Water bodies in Kerala

  • Kerala is known for its abundant natural resources, especially water. The state has 44 rivers, 27 backwaters (mostly in the form of lakes and ocean inlets), 7 lagoons, 18681 ponds and over 30 lakh wells.
  • Vembanadu is the biggest lake, with an area of 200 square kilometers (sq. km). Many of the rivers like Periyar, Pampa, Manimala, Achankovil, Meenachil and Muvattupuzha drain out to backwaters.
  • Out of the 27 backwaters, two are fresh water resources. viz. Pookot (Kalpetta in Kozhikode) and Sasthamkotta (in Kollam district).
  • Out of the 44 rivers, 41 are west flowing and three are east flowing which are tributaries of the Cauvery river.
  • Of the 44 rivers, 33 are less than 100 km long with a total length of 1577 kms covering a catchment area of 14949 sq. km.

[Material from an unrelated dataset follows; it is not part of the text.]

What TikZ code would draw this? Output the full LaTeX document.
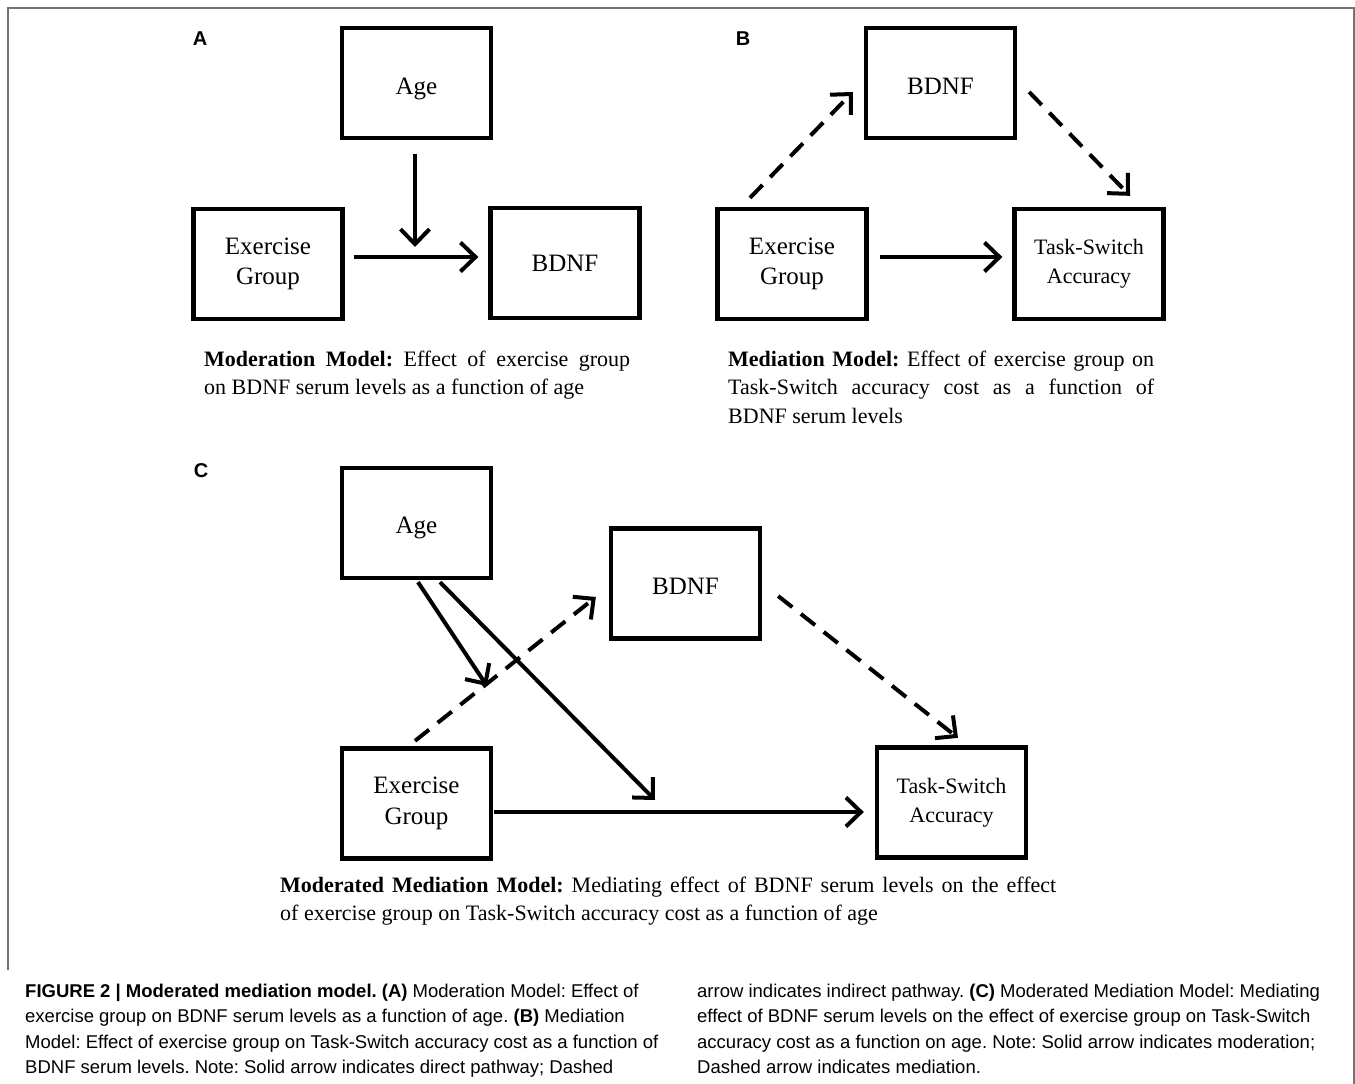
\documentclass[tikz,border=0pt]{standalone}
\usepackage{fontspec}
\setmainfont{Liberation Serif}
\newfontfamily\capfont{Liberation Sans}
\usetikzlibrary{arrows.meta,calc}
\begin{document}
\frenchspacing
\begin{tikzpicture}[x=1pt,y=-1pt,
 box/.style={draw,line width=4.3pt,minimum width=149pt,minimum height=110pt,inner sep=0pt,align=center,font=\fontsize{25}{30.5}\selectfont},
 tsbox/.style={box,font=\fontsize{22}{29}\selectfont},
 dn/.style={execute at begin node={\rule{0pt}{#1}}},
 arr/.style={line width=4pt,-{Straight Barb[length=15pt,width=29pt]}},
 darr/.style={arr,dash pattern=on 18pt off 11pt},
 lbl/.style={font=\capfont\bfseries\fontsize{20}{24}\selectfont,inner sep=0pt},
 ptext/.style={anchor=base west,inner sep=0pt,font=\fontsize{22}{28}\selectfont},
 ctext/.style={anchor=base west,inner sep=0pt,font=\capfont\fontsize{18.5}{25}\selectfont},
 frame/.style={draw=black!55,line width=1.5pt}]
\useasboundingbox (0,0) rectangle (1355,1084);
\draw[frame] (8,970) -- (8,8) -- (1354,8) -- (1354,1084);

% ---------- Panel A ----------
\node[lbl] (la) at (200,39) {A};
\node[box,dn=28pt] (ageA) at (416.5,83) {Age};
\node[box,dn=26pt] (exA) at (268,264) {Exercise\\Group};
\node[box] (bdnfA) at (565,263) {BDNF};
\coordinate (mA) at (415,247);
\draw[arr] ($(exA.east)+(9,-7)$) -- ($(bdnfA.west)+(-10,-6)$);
\draw[arr] ($(ageA.south)+(-1.5,14)$) -- (mA);
\node[ptext] (capA1) at (204,366) {\makebox[426pt][s]{\textbf{Moderation Model:} Effect of exercise group}};
\node[ptext] (capA2) at (204,394.5) {on BDNF serum levels as a function of age};

% ---------- Panel B ----------
\node[lbl] (lb) at (743,39) {B};
\node[box,dn=23pt] (bdnfB) at (940.5,83) {BDNF};
\node[box,dn=26pt] (exB) at (792,264) {Exercise\\Group};
\node[tsbox] (tsB) at (1089,264) {Task-Switch\\Accuracy};
\draw[darr] ($(exB.north)+(-42,-9)$) -- ($(bdnfB.west)+(-11,9)$);
\draw[darr] ($(bdnfB.east)+(12,9)$) -- ($(tsB.north)+(41,-11)$);
\draw[arr] ($(exB.east)+(11,-7)$) -- ($(tsB.west)+(-10,-7)$);
\node[ptext] (capB1) at (728,366) {\makebox[426pt][s]{\textbf{Mediation Model:} Effect of exercise group on}};
\node[ptext] (capB2) at (728,394.5) {\makebox[426pt][s]{Task-Switch accuracy cost as a function of}};
\node[ptext] (capB3) at (728,423) {BDNF serum levels};

% ---------- Panel C ----------
\node[lbl] (lc) at (201,471) {C};
\node[box,dn=27pt] (ageC) at (416.5,523) {Age};
\node[box,dn=23pt] (bdnfC) at (685.5,583.5) {BDNF};
\node[box,dn=27pt] (exC) at (416.5,803.5) {Exercise\\Group};
\node[tsbox,dn=26pt] (tsC) at (951.5,802.5) {Task-Switch\\Accuracy};
\coordinate (m1) at (487,686);
\coordinate (m2) at (655,800);
\draw[arr] ($(ageC.south)+(1.5,2)$) -- (m1);
\draw[arr] ($(ageC.south)+(23.5,2)$) -- (m2);
\draw[darr] ($(exC.north)+(-1.5,-5.5)$) -- ($(bdnfC.west)+(-13,13.5)$);
\draw[darr] ($(bdnfC.east)+(16,12.5)$) -- ($(tsC.north)+(6.5,-7.5)$);
\draw[arr] ($(exC.east)+(1,8.5)$) -- ($(tsC.west)+(-11,9.5)$);
\node[ptext] (capC1) at (280,892) {\makebox[776pt][s]{\textbf{Moderated Mediation Model:} Mediating effect of BDNF serum levels on the effect}};
\node[ptext] (capC2) at (280,920) {of exercise group on Task-Switch accuracy cost as a function of age};

% ---------- Figure caption ----------
\node[ctext] (fl1) at (25,997) {\textbf{FIGURE 2 | Moderated mediation model. (A)} Moderation Model: Effect of};
\node[ctext] (fl2) at (25,1022.5) {exercise group on BDNF serum levels as a function of age. \textbf{(B)} Mediation};
\node[ctext] (fl3) at (25,1048) {Model: Effect of exercise group on Task-Switch accuracy cost as a function of};
\node[ctext] (fl4) at (25,1073.5) {BDNF serum levels. Note: Solid arrow indicates direct pathway; Dashed};
\node[ctext] (fr1) at (697,997) {arrow indicates indirect pathway. \textbf{(C)} Moderated Mediation Model: Mediating};
\node[ctext] (fr2) at (697,1022.5) {effect of BDNF serum levels on the effect of exercise group on Task-Switch};
\node[ctext] (fr3) at (697,1048) {accuracy cost as a function on age. Note: Solid arrow indicates moderation;};
\node[ctext] (fr4) at (697,1073.5) {Dashed arrow indicates mediation.};
\end{tikzpicture}
\end{document}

  • The remaining 11 rivers are above 100 kms in length and their total length is 1643 km, with a catchment area of 25058 sq. km and the effective catchment area of all the river basins is 38864 sq. km.
  • Five major rivers, viz  Periyar, Bhrathapuzha, Pamba. Chaliyar and Chalakudy altogether drain 40 per cent of the geographical area of the state.
  • Apart from rivers. Backwaters, ponds and wells, springs also contribute to the water resources in Kerala.
  • The non-conventional fresh water source in northern Malabar ie surangams(horizontal wells) is a unique source of freshwater. Kerala also has good groundwater potential.